Hi everyone. Can't find anything same.
Need help with issuing certs with by DNS-01 by scheme - k8s cert_manager <-> letsencrypt prod/stage <-> aws route53.
Trying to issue certificate with 9 SAN's: 6 subdomain wildcard and 3 wildcard domain
for example part of
apiVersion: cert-manager.io/v1
kind: Certificate
...
dnsNames:
- '.domain1'
- '.domain2'
- '.domain3'
- '.apps.xxxx.yyyy.domain1'
- '.ing.xxxx.yyyy.domain1'
- '.dev.zzzz.yyyy.domain1'
- '.apps.xxxx.yyyy.domain1'
- '.ing.xxxx.yyyy.domain2'
- '*.dev.zzzz.yyyy.domain2'
8 of 9 challenges complete success, but challenge with random 1 subdomain get stuck with error:
"msg"="error waiting for authorization" "error"="acme: authorization error for apps.xxxx.yyyy.domain1: 400 urn:ietf:params:acme:error:dns: DNS problem: NXDOMAIN looking up TXT for _acme-challenge.apps.xxxx.yyyy.domain1 - check that a DNS record exists for this domain"
TXT record for that subdomain 100% exist in all AWS NS servers which serve domain1 ...
ns-616.awsdns-13.net.
ns-464.awsdns-58.com.
ns-1865.awsdns-41.co.uk.
ns-1338.awsdns-39.org.
... when certmanager triggering letsencrypt for check challenge, i am checked it with $dig in loop during challenge.
And in AWS cloudtrail logs i see UPSERT and DELETE TXT record, so i think there is no problem with creating TXT record.
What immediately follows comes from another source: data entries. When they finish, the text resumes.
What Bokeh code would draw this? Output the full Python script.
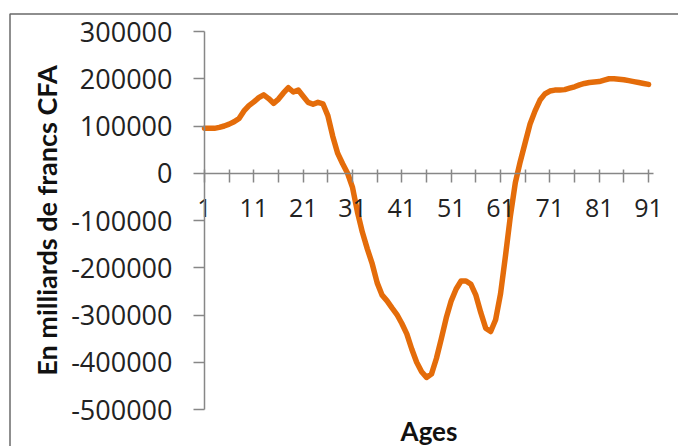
from bokeh.plotting import figure
from bokeh.models import FixedTicker, Range1d, Label, BoxAnnotation
from bokeh.embed import file_html
from bokeh.resources import INLINE

# Net flow by age, in billions of CFA francs
ages = list(range(1, 92))
values = [
    95000, 95000, 95000, 97000, 100000, 104000, 109000, 116000, 132000, 143000,
    151000, 160000, 166000, 158000, 148000, 157000, 170000, 181000, 172000, 176000,
    163000, 150000, 146000, 150000, 147000, 122000, 78000, 42000, 20000, 0,
    -30000, -82000, -125000, -160000, -192000, -232000, -258000, -270000, -285000, -299000,
    -318000, -340000, -372000, -400000, -420000, -432000, -425000, -392000, -350000, -306000,
    -270000, -245000, -228000, -228000, -235000, -258000, -295000, -328000, -335000, -310000,
    -255000, -175000, -90000, -20000, 25000, 65000, 105000, 132000, 155000, 168000,
    174000, 176000, 176000, 177000, 180000, 183000, 187000, 190000, 192000, 193000,
    194000, 197000, 200000, 200000, 199000, 198000, 196000, 194000, 192000, 190000,
    188000,
]

x_ticks = [1, 11, 21, 31, 41, 51, 61, 71, 81, 91]
x_minor_ticks = [6, 16, 26, 36, 46, 56, 66, 76, 86]
x_tick_labels = ["1", "11", "21", "31", "41", "51", "61", "71", "81", "91"]
y_ticks = [-500000, -400000, -300000, -200000, -100000, 0, 100000, 200000, 300000]
y_tick_labels = ["-500000", "-400000", "-300000", "-200000", "-100000", "0",
                 "100000", "200000", "300000"]

W, H = 678, 446
# pixel box of the plotting area inside the chart
AREA_L, AREA_R, AREA_T, AREA_B = 204, 653, 31, 409
X0, X1 = 1, 92
Y0, Y1 = -500000, 300000

ux = (X1 - X0) / (AREA_R - AREA_L)
uy = (Y1 - Y0) / (AREA_B - AREA_T)


def px_x(px):
    return X0 + (px - AREA_L) * ux


def px_y(py):
    return Y1 - (py - AREA_T) * uy


FONT = "Open Sans"
AXIS_GREY = "#878787"
TEXT = "#222222"

# the frame covers the whole canvas; axes sit at fixed positions inside it
p = figure(
    width=W, height=H,
    output_backend="svg", toolbar_location=None,
    x_range=Range1d(px_x(0), px_x(W)), y_range=Range1d(px_y(H), px_y(0)),
    min_border=0,
)
p.grid.visible = False
p.outline_line_color = None
p.background_fill_color = "white"
p.border_fill_color = "white"

# chart-area frame
p.add_layout(BoxAnnotation(left=px_x(9.5), right=px_x(W + 20),
                           top=px_y(13.5), bottom=px_y(H + 20),
                           fill_color=None, fill_alpha=0,
                           line_color="#6a6a6a", line_alpha=1.0, line_width=1.5))

p.line(ages, values, line_color="#E46C0A", line_width=5.5,
       line_join="round", line_cap="round")

xa = p.xaxis[0]
xa.fixed_location = 0
xa.bounds = (X0, X1)
xa.ticker = FixedTicker(ticks=x_ticks, minor_ticks=x_minor_ticks)
xa.major_label_overrides = {t: s for t, s in zip(x_ticks, x_tick_labels)}
xa.axis_line_color = AXIS_GREY
xa.axis_line_width = 1.5
xa.major_tick_line_color = AXIS_GREY
xa.minor_tick_line_color = AXIS_GREY
xa.major_tick_line_width = 1.5
xa.minor_tick_line_width = 1.5
xa.major_tick_in = 4
xa.major_tick_out = 9
xa.minor_tick_in = 4
xa.minor_tick_out = 9
xa.major_label_standoff = 17
xa.major_label_text_font = FONT
xa.major_label_text_font_size = "25px"
xa.major_label_text_color = TEXT

ya = p.yaxis[0]
ya.fixed_location = X0
ya.bounds = (Y0, Y1)
ya.ticker = FixedTicker(ticks=y_ticks, minor_ticks=[])
ya.major_label_overrides = {t: s for t, s in zip(y_ticks, y_tick_labels)}
ya.axis_line_color = AXIS_GREY
ya.axis_line_width = 1.5
ya.major_tick_line_color = AXIS_GREY
ya.major_tick_line_width = 1.5
ya.major_tick_in = 0
ya.major_tick_out = 11
ya.major_label_standoff = 21
ya.major_label_text_font = FONT
ya.major_label_text_font_size = "27px"
ya.major_label_text_color = TEXT
ya.axis_label = "En milliards de francs CFA"
ya.axis_label_text_font = "Lato"
ya.axis_label_text_font_size = "27px"
ya.axis_label_text_font_style = "bold"
ya.axis_label_text_color = "#111111"
ya.axis_label_standoff = 5

p.add_layout(Label(x=(X0 + X1) / 2, y=px_y(430), text="Ages",
                   text_align="center", text_baseline="middle",
                   text_font="Lato", text_font_size="26px", text_font_style="bold",
                   text_color="#111111"))

open("out.html", "w").write(file_html(p, INLINE))
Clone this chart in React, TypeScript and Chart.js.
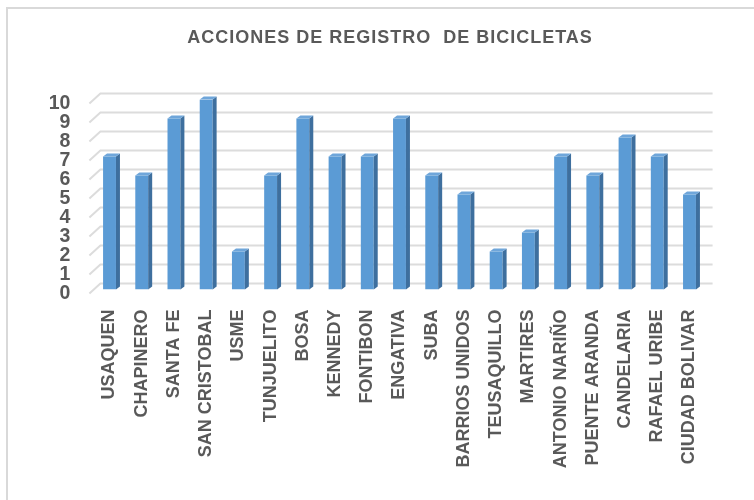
import React, { useEffect, useRef } from "react";
import { Chart, registerables } from "chart.js";

Chart.register(...registerables);

const titleText = "ACCIONES DE REGISTRO  DE BICICLETAS";
const categories = [
  "USAQUEN",
  "CHAPINERO",
  "SANTA FE",
  "SAN CRISTOBAL",
  "USME",
  "TUNJUELITO",
  "BOSA",
  "KENNEDY",
  "FONTIBON",
  "ENGATIVA",
  "SUBA",
  "BARRIOS UNIDOS",
  "TEUSAQUILLO",
  "MARTIRES",
  "ANTONIO NARIÑO",
  "PUENTE ARANDA",
  "CANDELARIA",
  "RAFAEL URIBE",
  "CIUDAD BOLIVAR",
];
const values = [7, 6, 9, 10, 2, 6, 9, 7, 7, 9, 6, 5, 2, 3, 7, 6, 8, 7, 5];
const yMin = 0;
const yMax = 10;
const yStep = 1;

const FONT = "'Liberation Sans', Arial, sans-serif";
const TEXT = "#595959";

const backGrid = {
  id: "backGrid",
  beforeDatasetsDraw(chart: any) {
    const { ctx, chartArea } = chart;
    const y = chart.scales.y;
    ctx.save();
    ctx.strokeStyle = "#dcdcdc";
    ctx.lineWidth = 2;
    for (let v = yMin; v <= yMax; v += yStep) {
      const p = y.getPixelForValue(v);
      const fx = chartArea.left - 4;
      const fy = p + 4;
      const bx = chartArea.left + 7;
      const by = p - 6;
      ctx.beginPath();
      ctx.moveTo(fx, fy);
      ctx.lineTo(bx, by);
      ctx.lineTo(chartArea.right + 7, by);
      ctx.stroke();
    }
    ctx.restore();
  },
};

const bar3d = {
  id: "bar3d",
  afterDatasetsDraw(chart: any) {
    const { ctx } = chart;
    const meta = chart.getDatasetMeta(0);
    const dx = 4;
    const dy = 3;
    ctx.save();
    meta.data.forEach((el: any) => {
      const { x, y, base, width } = el.getProps(["x", "y", "base", "width"], true);
      const l = x - width / 2;
      const r = x + width / 2;
      ctx.fillStyle = "#3E6F9E";
      ctx.beginPath();
      ctx.moveTo(r, y);
      ctx.lineTo(r + dx, y - dy);
      ctx.lineTo(r + dx, base - dy);
      ctx.lineTo(r, base);
      ctx.closePath();
      ctx.fill();
      ctx.fillStyle = "#6FA6DA";
      ctx.beginPath();
      ctx.moveTo(l, y);
      ctx.lineTo(l + dx, y - dy);
      ctx.lineTo(r + dx, y - dy);
      ctx.lineTo(r, y);
      ctx.closePath();
      ctx.fill();
    });
    ctx.restore();
  },
};

export default function App() {
  const ref = useRef<HTMLCanvasElement | null>(null);

  useEffect(() => {
    if (!ref.current) return;
    const chart = new Chart(ref.current, {
      type: "bar",
      data: {
        labels: categories,
        datasets: [
          {
            data: values,
            backgroundColor: "#5B9BD5",
            borderWidth: 0,
            categoryPercentage: 1,
            barPercentage: 0.4,
          },
        ],
      },
      options: {
        responsive: false,
        animation: false,
        layout: { padding: { left: 0, right: 48.4, top: 99.5, bottom: 0 } },
        plugins: {
          legend: { display: false },
          tooltip: { enabled: false },
          title: { display: false },
        },
        scales: {
          x: {
            grid: { display: false, drawTicks: false },
            border: { display: false },
            ticks: {
              autoSkip: false,
              minRotation: 90,
              maxRotation: 90,
              padding: 20,
              color: TEXT,
              font: { family: FONT, size: 18, weight: "bold" },
            },
            afterFit: (s: any) => {
              s.height = 210.5;
            },
          },
          y: {
            min: yMin,
            max: yMax,
            grid: { display: false, drawTicks: false },
            border: { display: false },
            ticks: {
              stepSize: yStep,
              autoSkip: false,
              padding: 23,
              labelOffset: 4,
              color: TEXT,
              font: { family: FONT, size: 19.5, weight: "bold" },
            },
            afterFit: (s: any) => {
              s.width = 93.4;
            },
          },
        },
      },
      plugins: [backGrid, bar3d],
    });
    return () => chart.destroy();
  }, []);

  return (
    <div
      style={{
        position: "fixed",
        left: 0,
        top: 0,
        width: 754,
        height: 500,
        overflow: "hidden",
        background: "#ffffff",
      }}
    >
      <div
        style={{
          position: "absolute",
          left: 6,
          top: 7,
          width: 900,
          height: 700,
          border: "2px solid #d9d9d9",
        }}
      />
      <canvas
        ref={ref}
        width={754}
        height={500}
        style={{ position: "absolute", left: 0, top: 0, width: 754, height: 500 }}
      />
      <div
        style={{
          position: "absolute",
          left: 0,
          top: 25,
          width: 780,
          textAlign: "center",
          fontFamily: FONT,
          fontWeight: 700,
          fontSize: 18,
          letterSpacing: "1px",
          lineHeight: "24px",
          color: TEXT,
          whiteSpace: "pre",
        }}
      >
        {titleText}
      </div>
    </div>
  );
}
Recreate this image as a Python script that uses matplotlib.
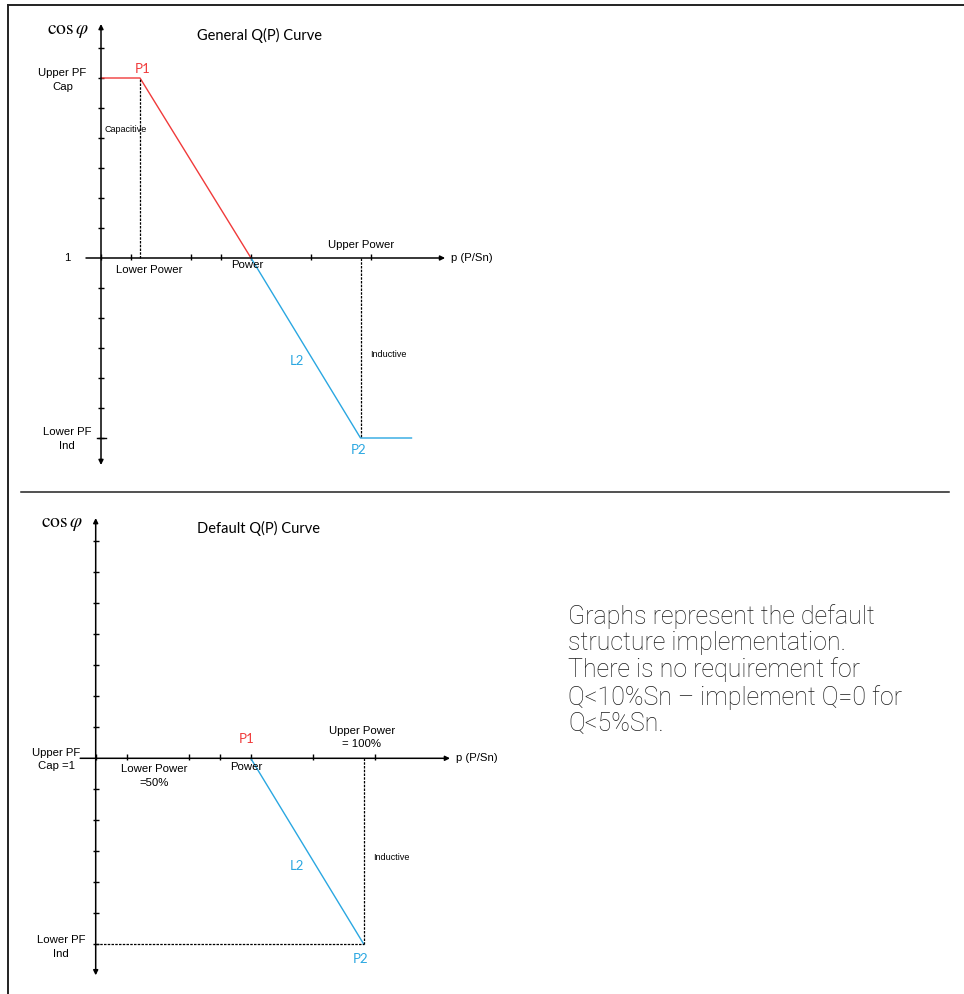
import numpy as np
import matplotlib
matplotlib.use('Agg')
import matplotlib.pyplot as plt
from matplotlib.lines import Line2D

plt.rcParams['mathtext.fontset'] = 'stix'

# curve break points (x in power ticks, y in pf ticks)
gen_p = [0.0, 1.3, 5.0, 8.65, 10.35]
gen_pf = [6, 6, 0, -6, -6]
def_p = [5.0, 8.65]
def_pf = [0, -6]
p2_x = 8.65
x_ticks = [0, 1, 3, 4, 5, 7, 9]
y_ticks = [-6, -5, -4, -3, -2, -1, 1, 2, 3, 4, 5, 6, 7]

RED = '#f03a3a'
BLUE = '#2aa7e1'
SANS = 'Liberation Sans'
CAL = 'Lato'
LS = 1.45

W, H = 964, 994
fig = plt.figure(figsize=(W / 100, H / 100), dpi=100)


def make_axes(x0, y0, scale, px_left, px_right, px_top, px_bot):
    # place axes so that data origin lands on pixel (x0, y0)
    ax = fig.add_axes([px_left / W, 1 - px_bot / H,
                       (px_right - px_left) / W, (px_bot - px_top) / H])
    ax.set_xlim((px_left - x0) / scale, (px_right - x0) / scale)
    ax.set_ylim((y0 - px_bot) / scale, (y0 - px_top) / scale)
    ax.axis('off')
    return ax


def draw_axes(ax, ytop, ybot, xend):
    ax.annotate('', xy=(0, ytop), xytext=(0, ybot),
                arrowprops=dict(arrowstyle='<|-|>', lw=1.1, color='k',
                                mutation_scale=7, shrinkA=0, shrinkB=0))
    ax.annotate('', xy=(xend, 0), xytext=(-0.5, 0),
                arrowprops=dict(arrowstyle='-|>', lw=1.1, color='k',
                                mutation_scale=7, shrinkA=0, shrinkB=0))
    ax.plot(np.zeros(len(y_ticks)), y_ticks, ls='none', marker='_',
            ms=5, mew=1, color='k')
    ax.plot(x_ticks, np.full(len(x_ticks), 0.05), ls='none', marker='|',
            ms=4, mew=1, color='k')


# ---- top: general curve ----
ax1 = make_axes(101, 258, 30, 20, 500, 10, 480)
draw_axes(ax1, 7.8, -6.9, 11.47)
ax1.plot(gen_p[:3], gen_pf[:3], color=RED, lw=1)
ax1.plot(gen_p[2:], gen_pf[2:], color=BLUE, lw=1)
ax1.plot([gen_p[1], gen_p[1]], [0, gen_pf[1]], color='k', lw=0.9, ls=(0, (2, 1)))
ax1.plot([p2_x, p2_x], [0, -6], color='k', lw=0.9, ls=(0, (2, 1)))
ax1.plot([-0.12, 0.17], [-6, -6], color='k', lw=1)

ax1.text(-1.1, 7.6, r'$\cos\varphi$', fontsize=14, ha='center', va='center')
ax1.text(5.27, 7.43, 'General Q(P) Curve', family=CAL, fontsize=10.5, ha='center', va='center')
ax1.text(-1.28, 5.93, 'Upper PF\nCap', family=SANS, fontsize=8.2, ha='center', va='center', linespacing=LS)
ax1.text(-1.13, 0, '1', family=SANS, fontsize=8.2, ha='center', va='center')
ax1.text(-1.13, -6.03, 'Lower PF\nInd', family=SANS, fontsize=8.2, ha='center', va='center', linespacing=LS)
ax1.text(1.4, 6.3, 'P1', family=CAL, fontsize=9.5, color=RED, ha='center', va='center')
ax1.text(0.13, 4.3, 'Capacitive', family=SANS, fontsize=6.5, ha='left', va='center')
ax1.text(1.62, -0.4, 'Lower Power', family=SANS, fontsize=8.2, ha='center', va='center')
ax1.text(4.87, -0.23, 'Power', family=SANS, fontsize=8.2, ha='center', va='center')
ax1.text(8.67, 0.43, 'Upper Power', family=SANS, fontsize=8.2, ha='center', va='center')
ax1.text(11.67, 0, 'p (P/Sn)', family=SANS, fontsize=8.2, ha='left', va='center')
ax1.text(8.97, -3.2, 'Inductive', family=SANS, fontsize=6.5, ha='left', va='center')
ax1.text(6.53, -3.42, 'L2', family=CAL, fontsize=9.5, color=BLUE, ha='center', va='center')
ax1.text(8.6, -6.4, 'P2', family=CAL, fontsize=9.5, color=BLUE, ha='center', va='center')

# ---- bottom: default curve ----
ax2 = make_axes(95.7, 758.3, 31, 20, 500, 500, 990)
draw_axes(ax2, 7.75, -7.0, 11.43)
ax2.plot(def_p, def_pf, color=BLUE, lw=1)
ax2.plot([0, p2_x], [-6, -6], color='k', lw=0.9, ls=(0, (2, 1)))
ax2.plot([p2_x, p2_x], [0, -6], color='k', lw=0.9, ls=(0, (2, 1)))

ax2.text(-1.09, 7.59, r'$\cos\varphi$', fontsize=14, ha='center', va='center')
ax2.text(5.25, 7.4, 'Default Q(P) Curve', family=CAL, fontsize=10.5, ha='center', va='center')
ax2.text(4.88, 0.62, 'P1', family=CAL, fontsize=9.5, color=RED, ha='center', va='center')
ax2.text(8.59, 0.67, 'Upper Power\n= 100%', family=SANS, fontsize=8.2, ha='center', va='center', linespacing=LS)
ax2.text(-1.28, -0.04, 'Upper PF\nCap =1', family=SANS, fontsize=8.2, ha='center', va='center', linespacing=LS)
ax2.text(1.88, -0.57, 'Lower Power\n=50%', family=SANS, fontsize=8.2, ha='center', va='center', linespacing=LS)
ax2.text(4.85, -0.28, 'Power', family=SANS, fontsize=8.2, ha='center', va='center')
ax2.text(11.62, 0, 'p (P/Sn)', family=SANS, fontsize=8.2, ha='left', va='center')
ax2.text(8.95, -3.2, 'Inductive', family=SANS, fontsize=6.5, ha='left', va='center')
ax2.text(6.49, -3.46, 'L2', family=CAL, fontsize=9.5, color=BLUE, ha='center', va='center')
ax2.text(-1.12, -6.09, 'Lower PF\nInd', family=SANS, fontsize=8.2, ha='center', va='center', linespacing=LS)
ax2.text(8.56, -6.47, 'P2', family=CAL, fontsize=9.5, color=BLUE, ha='center', va='center')

# note on the right
note = ('Graphs represent the default\nstructure implementation.\n'
        'There is no requirement for\nQ<10%Sn \u2013 implement Q=0 for\nQ<5%Sn.')
fig.text(568 / W, 1 - 604 / H, note, family='Roboto', fontweight='light',
         fontsize=18, color='#1a1a1a', ha='left', va='top', linespacing=1.12)

# page frame lines
fig.add_artist(Line2D([8 / W, 1], [1 - 5 / H, 1 - 5 / H], color='#222222', lw=1.4))
fig.add_artist(Line2D([8 / W, 8 / W], [0, 1 - 5 / H], color='#222222', lw=1.4))
fig.add_artist(Line2D([21 / W, 949 / W], [1 - 491.5 / H, 1 - 491.5 / H], color='#222222', lw=1.1))

fig.savefig('out.png', dpi=100)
Especially no problem with other 8 challenges, all names is valid.
Now certmanager repeat challenge that subdomain after intervals 1h - 4h - 8h - 16h - 32h, and every time get code 400.
Tried to set 20-60-120s wait interval for propogating TXT record before check, no success. TXT records also ready at all NS amazon servers after 5 seconds.
Tested with prod and stage issuers
https://acme-v02.api.letsencrypt.org/directory
https://acme-staging-v02.api.letsencrypt.org/directory
No problem with rate limits, check it on https://tools.letsdebug.net
FYI - problem with subdomain1 via acme-v02.api.letsencrypt.org is not mean same problem with subdomain1 on stage acme-staging-v02.api.letsencrypt.org.
I.e. subdomain1 may be success validated on stage, but failed many times on prod.
And conversely - challenge with other subdomain2 may be success on prod, and failed validate on stage.
That problem happened more frequently than bigger count of SAN in certificate.
If cert is small, i.e. - count if SAN 3-4 - there is no problem, and issuing time take 10-20 seconds.
So i get roundway - put "unvalid" subdomain name in "small" certificate and run challenge on prod LE - subdomain get "valid" status in letsencrypt cache. After, run challenge for certificate full of SAN's and all names get valid status.
Please help)